By Alysha Webb, Editor and Publisher
Scale is becoming more and more important in the dealership world, and smaller family-owned groups or single-point franchises are facing some difficult decisions regarding their future.
“It is increasingly difficult for small dealers to generate human capital and the needed cash for dealership acquisitions,” says Mark Johnson, president of MD Johnson, Inc.
Thinking about selling the family business is difficult even in the best of circumstances. If there is no succession plan, or the existing plan is controversial with some family members, the selling process becomes even more fraught.

Mark Johnson, President of MD Johnson, Inc.
Johnson was among a panel of buy sell experts at the AICPA Conference in Las Vegas a few weeks ago discussing succession issues. Moderated by Automotive News publisher Jason Stein, the panel also included Al Haig of Haig Partners and Erin Kerrigan of Kerrigan Advisors.
Often, the second and third generations are instrumental in the decision process, the panelists agree. But those family members may not be involved in succession planning.
“It is rare that all of the key family members get in the room and make a plan,” says Haig. In some situations, says Kerrigan, “Thanksgiving is more important than getting a deal done to many family members.”
Sometimes, says Haig, families don’t even want to spend Thanksgiving together because of hurt feelings when one member doubts another member’s business acumen.
Johnson says: “It comes down to having a good succession plan.” But, some dealers who “shouldn’t even be buying green bananas” have told Johnson that their plan is to just not die, let alone retire.
When some family members don’t want to sell, that can have a longer-term impact on the dealerships business, even its appearance. The family may hold off executing factory compliance initiatives and cling to their legacy operations.
There are significant benefits, however, to selling now rather than later, the panelists say. Valuations for many franchises are high on the back of record high profit levels in what continues to be a seller’s market.
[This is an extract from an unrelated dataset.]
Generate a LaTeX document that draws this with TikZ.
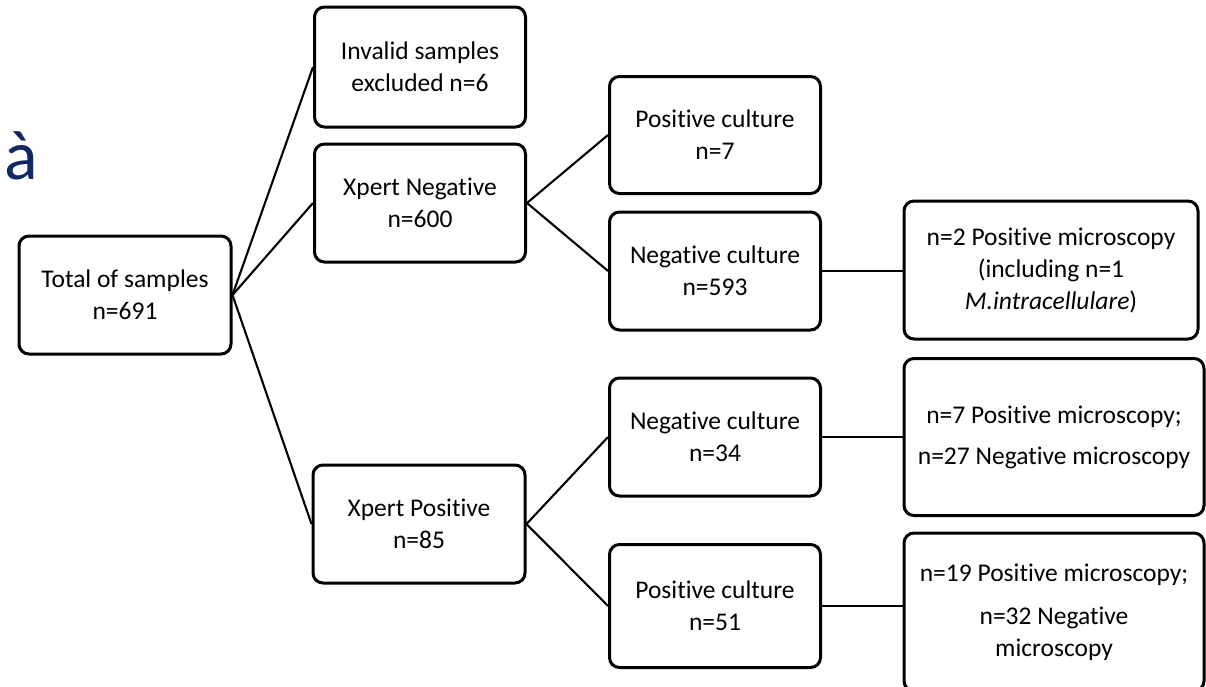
\documentclass[tikz,border=0pt]{standalone}
\usepackage{fontspec}
\setmainfont{Carlito}[Ligatures=NoCommon]
\definecolor{navy}{RGB}{18,40,100}
\tikzset{box/.style={draw,rounded corners=10pt,line width=3pt,align=center,inner sep=0pt,font=\fontsize{25.5}{32}\selectfont},
link/.style={line width=2.1pt}}

\begin{document}
\begin{tikzpicture}[x=1pt,y=-1pt]
\useasboundingbox (0,0) rectangle (1206,686);
\node[text=navy,font=\fontsize{70}{76}\selectfont] (accent) at (21,156){à};
\node[box,minimum width=212pt,minimum height=118pt] (total) at (125,295){Total of samples\\n=691};
\node[box,minimum width=211pt,minimum height=120pt] (invalid) at (420,67){Invalid samples\\excluded n=6};
\node[box,minimum width=211pt,minimum height=118pt] (xneg) at (420,203){Xpert Negative\\n=600};
\node[box,minimum width=212pt,minimum height=118pt] (xpos) at (419,524){Xpert Positive\\n=85};
\node[box,minimum width=211pt,minimum height=117pt] (poscult) at (715,135){Positive culture\\n=7};
\node[box,minimum width=211pt,minimum height=118pt] (negcult) at (715,271){Negative culture\\n=593};
\node[box,minimum width=211pt,minimum height=118pt] (negcultb) at (715,437){Negative culture\\n=34};
\node[box,minimum width=211pt,minimum height=123pt] (poscultb) at (715,606){Positive culture\\n=51};
\node[box,minimum width=294pt,minimum height=138pt] (micro) at (1051,270){n=2 Positive microscopy\\(including n=1\\\textit{M.intracellulare})};
\node[box,minimum width=300pt,minimum height=157pt] (microb) at (1054,437){n=7 Positive microscopy;\\[9pt]n=27 Negative microscopy};
\node[box,minimum width=300pt,minimum height=158pt] (microc) at (1054,612){n=19 Positive microscopy;\\[11pt]n=32 Negative\\microscopy};
% branches
\foreach \a/\b in {total/invalid,total/xneg,total/xpos,xneg/poscult,xneg/negcult,xpos/negcultb,xpos/poscultb}{\draw[link] (\a.east)--(\b.west);}
\foreach \a/\b in {negcult/micro,negcultb/microb,poscultb/microc}{\draw[link] (\a.east)--(\a.east-|\b.west);}
\end{tikzpicture}
\end{document}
So while some of those next generation family members that watched their parents work 80-hour weeks don’t want that lifestyle and are ready to sell, says Haig, there are still plenty of single-point owners generating 3-5% profit margins and even outperforming large groups in their market. Those dealers are particularly hesitant to sell, but they are becoming the exception rather than the rule.
While profitability as the basis for high multiples provides an incentive for sellers, it also continues to attract buyers, particularly on increasingly larger-scale deals. Johnson points out that few investment opportunities today can offer the same return on investment that car dealerships can.
This is driving consolidation, with money coming from private equity capital and from expanding dealership groups. They have the necessary funds. Haig points out that some dealership groups are extremely profitable, earning $10 to $20 million a year. That generates a great deal of available cash for acquisitions. Says Johnson: “Given the ambition, energy, and capital, there are many motivated buyers.”
The buy/sell advisors on the panel took different approaches to advising their clients given the complexity and family dynamics of these transactions. For example, MD Johnson doesn’t seek to tell a dealer when to sell. Rather, it believes in advising for the long-term, getting to know the nuances of a family’s business and, potentially, gradually convincing most or all family members that it is a good time to sell, says Johnson.
The ultimate goal for MD Johnson, once a seller decides to proceed, is to get that seller the price and terms they seek from a buyer that they believe will continue to provide a solid employee situation for their employees, as well as good service to customers and the community.
Linda Barnette, principal at MD Johnson, Inc., contributed to this story.